Waiting for Superman

Why choice should not be stifled in schools or markets

By Dan Mathisson

The lottery ball drops from its cage and rolls to a stop. A number is called out. One young mother leaps with joy, while another holds her head in despair. The recent documentaries Waiting for Superman and The Lottery covered agonizing selection scenes where a few lucky kids win the prize of going to a charter school. The rest will end up languishingin the failing local school, waiting in vain for someone to come rescue them.

Dan Mathisson

 But Superman is unlikely to save the day, due to a successful decades-long campaign by teacher unions to oppose competition and parent choice at all costs. Since the truth would not make for great union protest chants ("Raise my pension plan, not your kid's attention span!"), teacher unions instead make two basic arguments: (1) that charter schools are not as good as they claim to be, and (2) that they are bad for society because they divert students and dollars away from the core public schools.
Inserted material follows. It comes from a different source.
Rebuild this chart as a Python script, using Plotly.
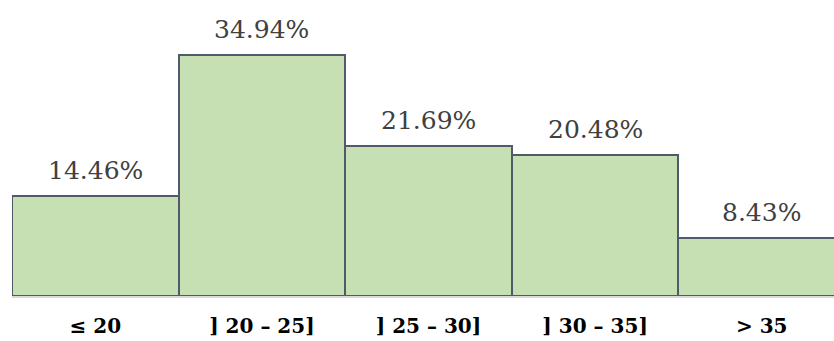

Fighting choice is always tough politically, but if you have a weaker product, sometimes it's your only hope. And so I wasn't all that surprised when several exchanges across the globe began calling for the demise of dark pools in the wake of the "flash crash," using eerily similar logic to the unions arguing against charter schools.
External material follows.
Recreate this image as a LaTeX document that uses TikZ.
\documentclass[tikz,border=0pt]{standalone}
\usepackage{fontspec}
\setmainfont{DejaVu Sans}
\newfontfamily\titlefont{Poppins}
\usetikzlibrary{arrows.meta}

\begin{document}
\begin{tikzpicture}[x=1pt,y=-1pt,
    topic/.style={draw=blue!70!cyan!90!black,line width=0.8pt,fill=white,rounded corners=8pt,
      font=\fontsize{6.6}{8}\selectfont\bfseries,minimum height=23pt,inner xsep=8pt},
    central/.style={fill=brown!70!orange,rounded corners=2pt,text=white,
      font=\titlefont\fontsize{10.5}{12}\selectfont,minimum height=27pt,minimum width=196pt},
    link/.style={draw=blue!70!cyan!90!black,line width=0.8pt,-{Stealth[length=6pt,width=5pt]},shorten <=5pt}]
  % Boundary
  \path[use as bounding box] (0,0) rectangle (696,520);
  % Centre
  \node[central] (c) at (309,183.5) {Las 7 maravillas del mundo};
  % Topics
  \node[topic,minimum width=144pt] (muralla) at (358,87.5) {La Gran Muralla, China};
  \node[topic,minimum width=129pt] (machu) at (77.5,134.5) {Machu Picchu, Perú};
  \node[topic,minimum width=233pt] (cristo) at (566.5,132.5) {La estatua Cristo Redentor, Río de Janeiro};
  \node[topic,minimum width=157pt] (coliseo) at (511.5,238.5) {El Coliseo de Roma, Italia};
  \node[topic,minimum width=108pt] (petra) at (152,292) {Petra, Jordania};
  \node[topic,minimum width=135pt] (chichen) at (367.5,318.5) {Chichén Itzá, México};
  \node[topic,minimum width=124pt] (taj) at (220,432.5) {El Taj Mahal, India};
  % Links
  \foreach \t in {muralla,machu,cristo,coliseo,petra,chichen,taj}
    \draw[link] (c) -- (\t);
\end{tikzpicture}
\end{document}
Dark pools are in many ways the charter schools of the trading world-innovative niche venues aimed at those seeking an alternative to the default markets. In the U.S., Rosenblatt Securities estimates that 13 percent of trading has migrated to dark pools, up from only 4 percent three years ago. Like parents fleeing public schools, investors are increasingly choosing to flee public markets. Opponents of alternative markets make almost identical arguments to those of the teacher unions as they watch their customers increasingly heading for the hills: (1) that dark pools are not as good as they claim to be, and (2) that dark pools are bad for society because they divert liquidity away from the core public markets.

Imagine for a moment that we lived in a world where the party that was losing customers, whether public schools or public markets, took a long hard look in the mirror, rather than seeking a regulatory solution to shut their competition down. In this imaginary world, the teacher unions would realize their policies sometimes don't cater to the needs of the children, and the exchanges would realize their policies sometimes don't cater to the needs of long-term investors.

The underlying problem driving customers away is a culture that doesn't reward quality. Teacher unions violently oppose merit pay, and so the schools have evolved into egalitarian paradises where no one need fear discrimination based on their lack of teaching ability. Similarly, at most of the world's exchanges, no attempt is made to evaluate or incentivize based on the quality of order flow.